Modeling the Effects of Frost Damage on Concrete Structures

Abstract

Deteriorating concrete structures demand reliable methods for assessing and quantifying damage. In cold regions, concrete structures are susceptible to freeze and thaw cycles which cause frost damage. Frost damage has been observed to cause most severe type of deterioration in concrete structures as it significantly reduces the strength, stiffness and durability. Due to the climate conditions, concrete infrastructure in Canada is especially prone to frost damage. Since the 1930s, entrained air was found to greatly increase the concrete resistance against surface scaling by deicing salts. Air entrainment has since become an efficient measure against frost damage of concrete used in environments with freezing and thawing. Currently, however, Canadian standards for concrete structures do not provide explicit guidelines for the evaluation of frost damage. Understanding the effects of frost damage on concrete structures is essential for developing methods to effectively quantify and assess the impact of this deterioration mode on the structural capacity of concrete infrastructure.

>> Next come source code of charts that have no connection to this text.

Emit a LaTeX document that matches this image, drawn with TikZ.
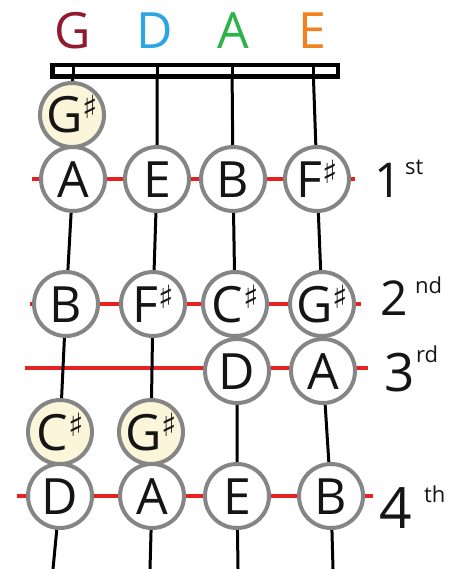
\documentclass[tikz,border=0pt]{standalone}
\usepackage{fontspec}
\setmainfont{Open Sans}
\newfontfamily\symf{DejaVu Sans}
\definecolor{ringgrey}{HTML}{858585}
\definecolor{cream}{HTML}{FBF6DA}
\definecolor{fretred}{HTML}{E52222}
\definecolor{ink}{HTML}{151515}
\definecolor{gcol}{HTML}{8E1B2E}
\definecolor{dcol}{HTML}{2AA6E2}
\definecolor{acol}{HTML}{2DB34B}
\definecolor{ecol}{HTML}{F2821F}
\newcommand{\mysharp}{\raisebox{14pt}{\symf\fontsize{32}{32}\selectfont ♯}}
\begin{document}
\begin{tikzpicture}[x=1pt,y=-1pt,
  notec/.style={circle, draw=ringgrey, line width=4pt, fill=white, minimum size=64pt, inner sep=0pt},
  extrac/.style={notec, fill=cream},
  fretline/.style={draw=fretred, line width=3.5pt},
  stringline/.style={draw=black, line width=3pt},
  lbl/.style={anchor=base, inner sep=0pt, font=\fontsize{50}{50}\selectfont, text=ink},
  ordnum/.style={anchor=base west, inner sep=0pt, text=ink},
  ordsup/.style={anchor=base west, inner sep=0pt, text=ink, font=\fontsize{22}{22}\selectfont},
  nutbox/.style={draw=black, line width=4.5pt, fill=white}
]
\useasboundingbox (0,0) rectangle (463,569);
% coordinates
\coordinate (tG) at (73,65); \coordinate (tD) at (157,65);
\coordinate (tA) at (232,65); \coordinate (tE) at (313,65);
\coordinate (bG) at (53,569); \coordinate (bD) at (150,569);
\coordinate (bA) at (238,569); \coordinate (bE) at (333,569);
\coordinate (f1l) at (32,179); \coordinate (f1r) at (355,179);
\coordinate (f2l) at (30,304); \coordinate (f2r) at (361,304);
\coordinate (f3l) at (25,368); \coordinate (f3r) at (368,368);
\coordinate (f4l) at (17,496); \coordinate (f4r) at (373,496);
% fret lines
\draw[fretline] (f1l) -- (f1r);
\draw[fretline] (f2l) -- (f2r);
\draw[fretline] (f3l) -- (f3r);
\draw[fretline] (f4l) -- (f4r);
% circle positions
\coordinate (pG0) at (72,115);
\coordinate (p11) at (73,179); \coordinate (p12) at (157,179); \coordinate (p13) at (233,179); \coordinate (p14) at (317,179);
\coordinate (p21) at (66,304); \coordinate (p22) at (153,304); \coordinate (p23) at (235,304); \coordinate (p24) at (322,304);
\coordinate (p33) at (237,371); \coordinate (p34) at (323,371);
\coordinate (pc1) at (60,432); \coordinate (pc2) at (151,432);
\coordinate (p41) at (60,496); \coordinate (p42) at (152,496); \coordinate (p43) at (237,496); \coordinate (p44) at (331,496);
% strings
\draw[stringline] (tG) -- (pG0) -- (p11) -- (p21) -- (pc1) -- (p41) -- (bG);
\draw[stringline] (tD) -- (p12) -- (p22) -- (pc2) -- (p42) -- (bD);
\draw[stringline] (tA) -- (p13) -- (p23) -- (p33) -- (p43) -- (bA);
\draw[stringline] (tE) -- (p14) -- (p24) -- (p34) -- (p44) -- (bE);
% nut
\node[nutbox, minimum width=285.5pt, minimum height=11.5pt, inner sep=0pt] (nut) at (195,71) {};
\foreach \c in {tG,tD,tA,tE} \draw[stringline] (\c) -- ++(0,12);
% circles
\node[extrac] (G0) at (pG0) {};
\node[notec] (n11) at (p11) {}; \node[notec] (n12) at (p12) {};
\node[notec] (n13) at (p13) {}; \node[notec] (n14) at (p14) {};
\node[notec] (n21) at (p21) {}; \node[notec] (n22) at (p22) {};
\node[notec] (n23) at (p23) {}; \node[notec] (n24) at (p24) {};
\node[notec] (n33) at (p33) {}; \node[notec] (n34) at (p34) {};
\node[extrac] (c1) at (pc1) {}; \node[extrac] (c2) at (pc2) {};
\node[notec] (n41) at (p41) {}; \node[notec] (n42) at (p42) {};
\node[notec] (n43) at (p43) {}; \node[notec] (n44) at (p44) {};
% letters
\node[lbl] (tG0) at ([yshift=-18pt]G0.center) {G\mysharp};
\node[lbl] (t11) at ([yshift=-18pt]n11.center) {A};
\node[lbl] (t12) at ([yshift=-18pt]n12.center) {E};
\node[lbl] (t13) at ([yshift=-18pt]n13.center) {B};
\node[lbl] (t14) at ([yshift=-18pt]n14.center) {F\mysharp};
\node[lbl] (t21) at ([yshift=-18pt]n21.center) {B};
\node[lbl] (t22) at ([yshift=-18pt]n22.center) {F\mysharp};
\node[lbl] (t23) at ([yshift=-18pt]n23.center) {C\mysharp};
\node[lbl] (t24) at ([yshift=-18pt]n24.center) {G\mysharp};
\node[lbl] (t33) at ([yshift=-18pt]n33.center) {D};
\node[lbl] (t34) at ([yshift=-18pt]n34.center) {A};
\node[lbl] (tc1) at ([yshift=-18pt]c1.center) {C\mysharp};
\node[lbl] (tc2) at ([yshift=-18pt]c2.center) {G\mysharp};
\node[lbl] (t41) at ([yshift=-18pt]n41.center) {D};
\node[lbl] (t42) at ([yshift=-18pt]n42.center) {A};
\node[lbl] (t43) at ([yshift=-18pt]n43.center) {E};
\node[lbl] (t44) at ([yshift=-18pt]n44.center) {B};
% header
\node[lbl, text=gcol] (hG) at (73,49) {G};
\node[lbl, text=dcol] (hD) at (155,49) {D};
\node[lbl, text=acol] (hA) at (233,49) {A};
\node[lbl, text=ecol] (hE) at (312,49) {E};
% fret numbers
\node[ordnum, font=\fontsize{48}{48}\selectfont] (o1) at (374,197) {1};
\node[ordsup] (s1) at (405,175) {st};
\node[ordnum, font=\fontsize{48}{48}\selectfont] (o2) at (380,315) {2};
\node[ordsup] (s2) at (415,293) {nd};
\node[ordnum, font=\fontsize{53}{53}\selectfont] (o3) at (384,391) {3};
\node[ordsup] (s3) at (416,362) {rd};
\node[ordnum, font=\fontsize{57}{57}\selectfont] (o4) at (379,528) {4};
\node[ordsup] (s4) at (424,502) {th};
\end{tikzpicture}
\end{document}
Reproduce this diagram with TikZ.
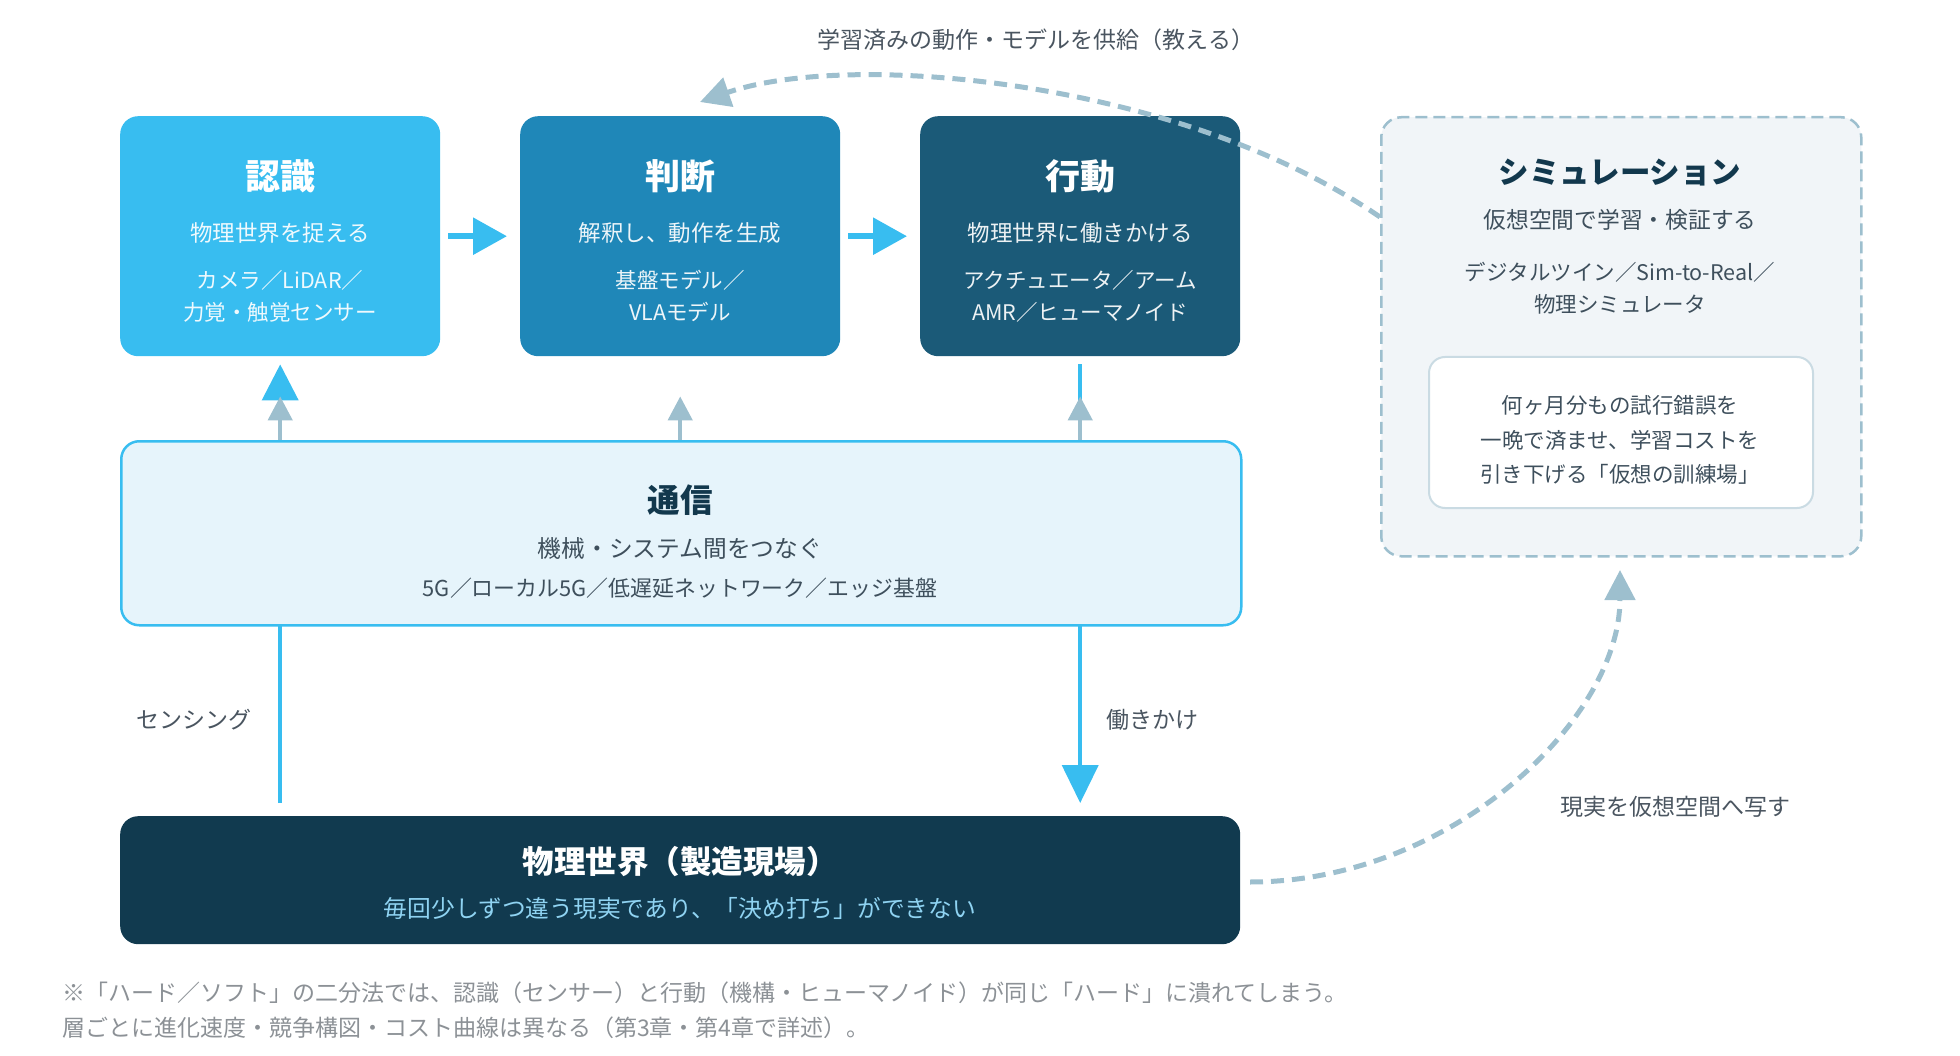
\documentclass[tikz,border=0pt]{standalone}
\usepackage{fontspec}
\setmainfont{Noto Sans CJK JP}
\usetikzlibrary{arrows.meta}
\definecolor{cA}{HTML}{38BDF0}
\definecolor{cB}{HTML}{1F87B8}
\definecolor{cC}{HTML}{1B5A78}
\definecolor{cD}{HTML}{113A4F}
\definecolor{tsuFill}{HTML}{E6F4FB}
\definecolor{simFill}{HTML}{F1F5F8}
\definecolor{grayBlue}{HTML}{9DBFCE}
\definecolor{innerBorder}{HTML}{CADBE3}
\definecolor{darkText}{HTML}{12384D}
\definecolor{midText}{HTML}{3E4F5C}
\definecolor{labelText}{HTML}{4A5560}
\definecolor{noteText}{HTML}{8C9196}
\definecolor{physSub}{HTML}{8FD3F2}
\newcommand{\fs}[1]{\fontsize{#1}{1.5\dimexpr #1pt\relax}\selectfont}
\begin{document}
\begin{tikzpicture}[x=1pt,y=-1pt,
  lay/.style={rounded corners=18pt, minimum width=320pt, minimum height=240pt, anchor=north west, inner sep=0pt, draw=none},
  txt/.style={inner sep=0pt, anchor=center, align=center},
  ttl/.style={txt, font=\fs{35}\bfseries, text=white},
  sub/.style={txt, font=\fs{22.5}, text=white, text opacity=0.92},
  tech/.style={txt, font=\fs{21.5}, text=white, text opacity=0.92},
  harrow/.style={draw=cA, line width=6pt, -{Triangle[length=34pt,width=36pt]}},
  bline/.style={draw=cA, line width=4pt},
  garrow/.style={draw=grayBlue, line width=4.5pt, -{Triangle[length=24pt,width=24pt]}},
  dcurve/.style={draw=grayBlue, line width=5pt, dash pattern=on 13pt off 8pt, -{Triangle[length=30pt,width=30pt]}},
  lbl/.style={txt, font=\fs{23}, text=labelText}
]
\useasboundingbox (0,0) rectangle (1960,1056);

% top layer boxes
\node[lay, fill=cA] (nin) at (120,116) {};
\node[lay, fill=cB] (han) at (520,116) {};
\node[lay, fill=cC] (kou) at (920,116) {};

\node[ttl] (ninT) at (280,176) {認識};
\node[sub] (ninS) at (280,233) {物理世界を捉える};
\node[tech] (ninX) at (280,296) {カメラ／LiDAR／\\力覚・触覚センサー};

\node[ttl] (hanT) at (680,176) {判断};
\node[sub] (hanS) at (680,233) {解釈し、動作を生成};
\node[tech] (hanX) at (680,296) {基盤モデル／\\VLAモデル};

\node[ttl] (kouT) at (1080,176) {行動};
\node[sub] (kouS) at (1080,233) {物理世界に働きかける};
\node[tech] (kouX) at (1080,296) {アクチュエータ／アーム\\AMR／ヒューマノイド};

\draw[harrow, shorten <=8pt, shorten >=13pt] (nin.east) -- (han.west);
\draw[harrow, shorten <=8pt, shorten >=13pt] (han.east) -- (kou.west);

% physical world
\node[lay, fill=cD, minimum width=1120pt, minimum height=128pt] (phys) at (120,816) {};
\node[txt, font=\fs{31.5}\bfseries, text=white] (physT) at (680,862) {物理世界（製造現場）};
\node[txt, font=\fs{23.75}, text=physSub] (physS) at (680,908) {毎回少しずつ違う現実であり、「決め打ち」ができない};

% blue vertical connectors (behind communication layer)
\draw[bline, -{Triangle[length=36pt,width=36pt]}, shorten <=13pt, shorten >=8pt] (nin.south |- phys.north) -- (nin.south);
\draw[bline, -{Triangle[length=38pt,width=36pt]}, shorten <=8pt, shorten >=13pt] (kou.south) -- (kou.south |- phys.north);

% communication layer
\node[lay, fill=tsuFill, draw=cA, line width=2.5pt, minimum width=1120pt, minimum height=184pt] (tsu) at (120,440) {};
\node[txt, font=\fs{32.5}\bfseries, text=darkText] (tsuT) at (680,500) {通信};
\node[txt, font=\fs{23.75}, text=midText] (tsuS) at (680,548) {機械・システム間をつなぐ};
\node[txt, font=\fs{21.9}, text=midText] (tsuX) at (680,588) {5G／ローカル5G／低遅延ネットワーク／エッジ基盤};

% gray connectors from communication layer
\draw[garrow, shorten >=40pt] (nin.south |- tsu.north) -- (nin.south);
\draw[garrow, shorten >=40pt] (han.south |- tsu.north) -- (han.south);
\draw[garrow, shorten >=40pt] (kou.south |- tsu.north) -- (kou.south);

\node[lbl] (sensing) at (194,720) {センシング};
\node[lbl] (hatarakikake) at (1152,720) {働きかけ};

% simulation
\node[lay, fill=simFill, draw=grayBlue, line width=2.5pt, dash pattern=on 12pt off 6pt, rounded corners=20pt, minimum width=480pt, minimum height=439pt] (sim) at (1380,116) {};
\node[txt, font=\fs{30.5}\bfseries, text=darkText] (simT) at (1620,173) {シミュレーション};
\node[txt, font=\fs{22.75}, text=midText] (simS) at (1620,220) {仮想空間で学習・検証する};
\node[txt, font=\fs{21.5}, text=midText] (simX) at (1620,288) {デジタルツイン／Sim-to-Real／\\物理シミュレータ};
\node[lay, fill=white, draw=innerBorder, line width=2pt, rounded corners=16pt, minimum width=384pt, minimum height=151pt] (inner) at (1428,356) {};
\node[txt, font=\fs{21.5}, text=midText, align=center] (innerX) at (1620,440) {何ヶ月分もの試行錯誤を\\[2pt]一晩で済ませ、学習コストを\\[2pt]引き下げる「仮想の訓練場」};

% feedback curves
\coordinate (teachEnd) at (700,102);
\coordinate (mirrorEnd) at (1620,570);
\draw[dcurve] (sim.west |- 0,217) .. controls (1180,80) and (850,50) .. (teachEnd);
\draw[dcurve] (1250,882) .. controls (1450,882) and (1620,720) .. (mirrorEnd);
\node[lbl] (teachL) at (1036,40) {学習済みの動作・モデルを供給（教える）};
\node[lbl] (mirrorL) at (1675,807) {現実を仮想空間へ写す};

% footnote
\node[txt, anchor=west, align=left, font=\fs{23}, text=noteText] (note1) at (62,993) {※「ハード／ソフト」の二分法では、認識（センサー）と行動（機構・ヒューマノイド）が同じ「ハード」に潰れてしまう。};
\node[txt, anchor=west, align=left, font=\fs{23}, text=noteText] (note2) at (62,1028) {層ごとに進化速度・競争構図・コスト曲線は異なる（第3章・第4章で詳述）。};
\end{tikzpicture}
\end{document}
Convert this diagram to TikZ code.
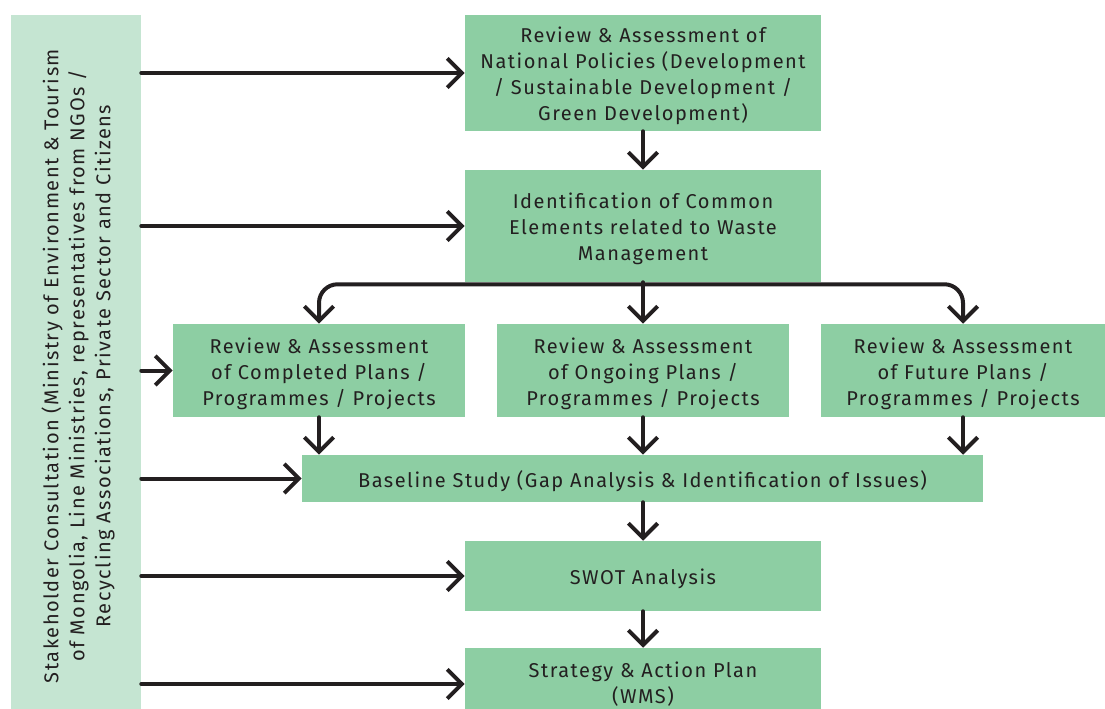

This study proposes a structural analysis method that accounts for the degradation of the load carrying capacity and stiffness of frost-damaged reinforced concrete flexural members. The method is developed through nonlinear finite element analyses of reinforced concrete beams in which frost damage is accounted for by modifying mechanical properties according to existing analytical constitutive models for frost-damaged concrete in compression and tension, and for bond steel-concrete interaction. The analysis procedure is validated with published experimental results of reinforced concrete beams subjected to frost damage. A parametric analysis of design variables and level of frost damage is also presented in order to establish the importance of each in the behavior of damaged reinforced concrete beams.